Because there is no applicable statute providing for expungement in a case such as this one, the only available jurisdictional basis is the doctrine of ancillary jurisdiction. United States v. McKnight, 33 F.Supp.3d 577, 580 (D. Md. 2014). "The term `ancillary jurisdiction' refers to the court's power to hear claims that are closely linked to other claims over which the court's jurisdiction is otherwise secure." United States v. Wahi, 850 F.3d 296, 300 (7th Cir. 2017).

[F]ederal courts generally may invoke the doctrine of ancillary jurisdiction in two circumstances: (1) where necessary to permit disposition by a single court of claims that are factually interdependent; and (2) "to enable a court to function successfully, that is, to manage its proceeding, vindicate its authority, and effectuate its decrees."

McKnight, 33 F. Supp. 3d at 580 (citing Kokkonen v. Guardian Life Ins. Co. of Am., 511 U.S. 375, 379-80 (1994)).

Neither circumstance applies to petitions for equitable expungement, however. United States v. Mettetal, No. 16-6871, 2017 WL 6003365, at *4 (4th Cir. Dec. 4, 2017) (unpublished). First, "a request for equitable expungement is not factually dependent on the underlying criminal case in any sense that matters. Instead, it will always turn on facts collateral to or arising after the case is over—in short, matters external to the criminal case itself." Wahi, 850 F.3d at 302. Thus, the facts underlying Defendant's dismissed charge are not interdependent with any equitable circumstances that he may claim justify expungement.
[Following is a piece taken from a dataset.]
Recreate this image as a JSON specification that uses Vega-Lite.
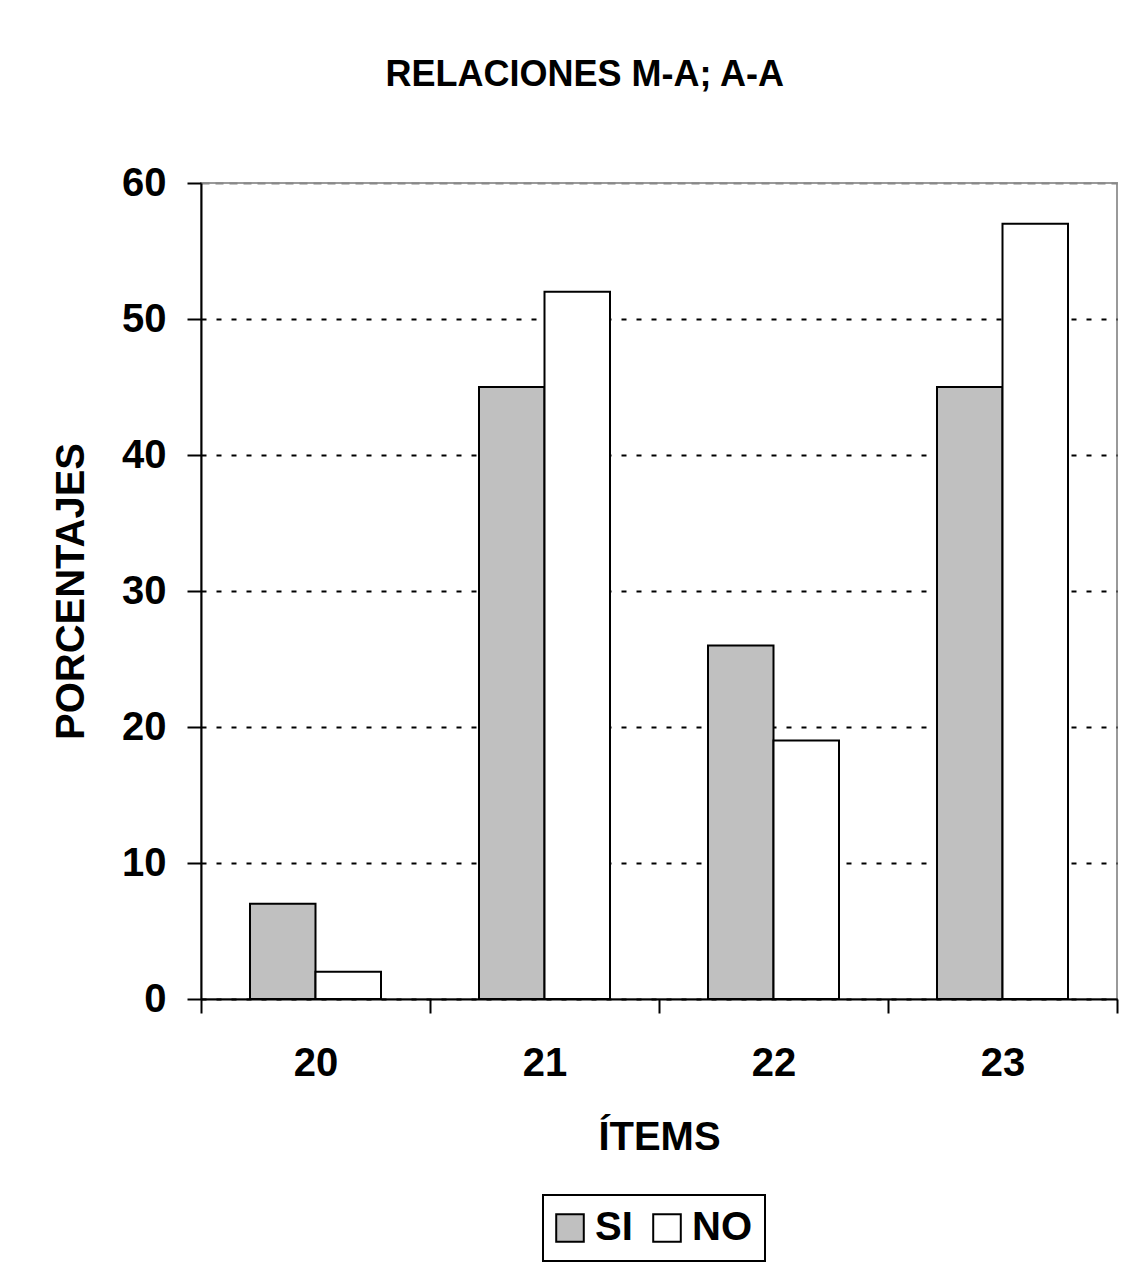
{
  "$schema": "https://vega.github.io/schema/vega-lite/v6.json",
  "width": 916,
  "height": 816,
  "autosize": {"type": "none"},
  "padding": {"left": 201, "top": 183, "right": 25, "bottom": 278},
  "background": "white",
  "title": {
    "text": "RELACIONES M-A; A-A",
    "font": "Liberation Sans",
    "fontSize": 36,
    "fontWeight": "bold",
    "color": "black",
    "anchor": "middle",
    "frame": "bounds",
    "offset": 69
  },
  "data": {
    "values": [
      {"item": "20", "serie": "SI", "pct": 7},
      {"item": "20", "serie": "NO", "pct": 2},
      {"item": "21", "serie": "SI", "pct": 45},
      {"item": "21", "serie": "NO", "pct": 52},
      {"item": "22", "serie": "SI", "pct": 26},
      {"item": "22", "serie": "NO", "pct": 19},
      {"item": "23", "serie": "SI", "pct": 45},
      {"item": "23", "serie": "NO", "pct": 57}
    ]
  },
  "mark": {"type": "bar", "stroke": "black", "strokeWidth": 2},
  "encoding": {
    "x": {
      "field": "item",
      "type": "nominal",
      "scale": {"paddingInner": 0, "paddingOuter": 0},
      "axis": {
        "title": "ÍTEMS",
        "labelAngle": 0,
        "tickBand": "extent",
        "tickSize": 14,
        "tickWidth": 2,
        "tickColor": "black",
        "domainColor": "black",
        "domainWidth": 2,
        "labelFont": "Liberation Sans",
        "labelFontSize": 40,
        "labelFontWeight": "bold",
        "labelColor": "black",
        "labelPadding": 30,
        "titleFont": "Liberation Sans",
        "titleFontSize": 40,
        "titleFontWeight": "bold",
        "titleColor": "black",
        "titlePadding": 34
      }
    },
    "xOffset": {
      "field": "serie",
      "sort": ["SI", "NO"],
      "scale": {"paddingInner": 0, "paddingOuter": 0.748}
    },
    "y": {
      "field": "pct",
      "type": "quantitative",
      "scale": {"domain": [0, 60], "nice": false},
      "axis": {
        "title": "PORCENTAJES",
        "values": [0, 10, 20, 30, 40, 50, 60],
        "grid": true,
        "gridColor": {"condition": {"test": "datum.value == 60", "value": "#888888"}, "value": "black"},
        "gridDash": {"condition": {"test": "datum.value == 60", "value": [8, 6]}, "value": [5, 10]},
        "gridWidth": 2,
        "tickSize": 14,
        "tickWidth": 2,
        "tickColor": "black",
        "domainColor": "black",
        "domainWidth": 2,
        "labelFont": "Liberation Sans",
        "labelFontSize": 40,
        "labelFontWeight": "bold",
        "labelColor": "black",
        "labelPadding": 21,
        "titleFont": "Liberation Sans",
        "titleFontSize": 40,
        "titleFontWeight": "bold",
        "titleColor": "black",
        "titlePadding": 30
      }
    },
    "color": {
      "field": "serie",
      "type": "nominal",
      "sort": ["SI", "NO"],
      "scale": {"domain": ["SI", "NO"], "range": ["#c0c0c0", "#ffffff"]},
      "legend": {
        "title": null,
        "orient": "none",
        "legendX": 342,
        "legendY": 1012,
        "direction": "horizontal",
        "fillColor": "white",
        "strokeColor": "black",
        "padding": 13,
        "symbolType": "square",
        "symbolSize": 760,
        "symbolOffset": -6,
        "symbolStrokeColor": "black",
        "symbolStrokeWidth": 2,
        "symbolOpacity": 1,
        "labelFont": "Liberation Sans",
        "labelFontSize": 40,
        "labelFontWeight": "bold",
        "labelColor": "black",
        "labelOffset": 5,
        "columnPadding": 16
      }
    }
  },
  "config": {
    "view": {"stroke": "#999999", "strokeWidth": 2},
    "legend": {"strokeWidth": 2}
  }
}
See Mettetal, 2017 WL 6003365, at *4 ("Here, the reasons Mettetal gives to support his petition for equitable expungement [of his criminal record of his arrest and overturned convictions] are that he has not run afoul of the law since he was arrested in 1995 and that his criminal record has had adverse professional and personal consequences. These matters, however, arose after he was arrested and involve facts quite separate and distinct from the criminal proceedings themselves. As such, Mettetal's petition is not `interdependent' with anything that was properly before the federal court. It therefore `requires its own basis for jurisdiction.'" (quoting Kokkonen, 511 U.S. at 378)); Doe v. United States, 833 F.3d 192, 199 (2d Cir. 2016), cert. denied, 137 S.Ct. 2160 (2017).

Second, "the power to expunge judicial records on equitable grounds is not incidental to the court's ability to function successfully as a court. Equitable expungement is not needed to enable the court to `manage its proceedings' for the simple reason that the criminal proceedings are over." Wahi, 850 F.3d at 302 (citing Kokkonen, 511 U.S. at 380). Moreover, "[e]quitable considerations which arise after the termination of court proceedings do not operate to vitiate decrees that went into effect years earlier." Mettetal, 2017 WL 6003365, at *4; see Doe, 833 F.3d at 198.

In short, "ancillary jurisdiction does not include a general equitable power to expunge judicial records in a criminal case." Wahi, 850 F.3d at 302-03; see Mettetal, 2017 WL 6003365, at *5. Defendant's pro se petition to expunge his criminal record is, therefore, DISMISSED for lack of jurisdiction.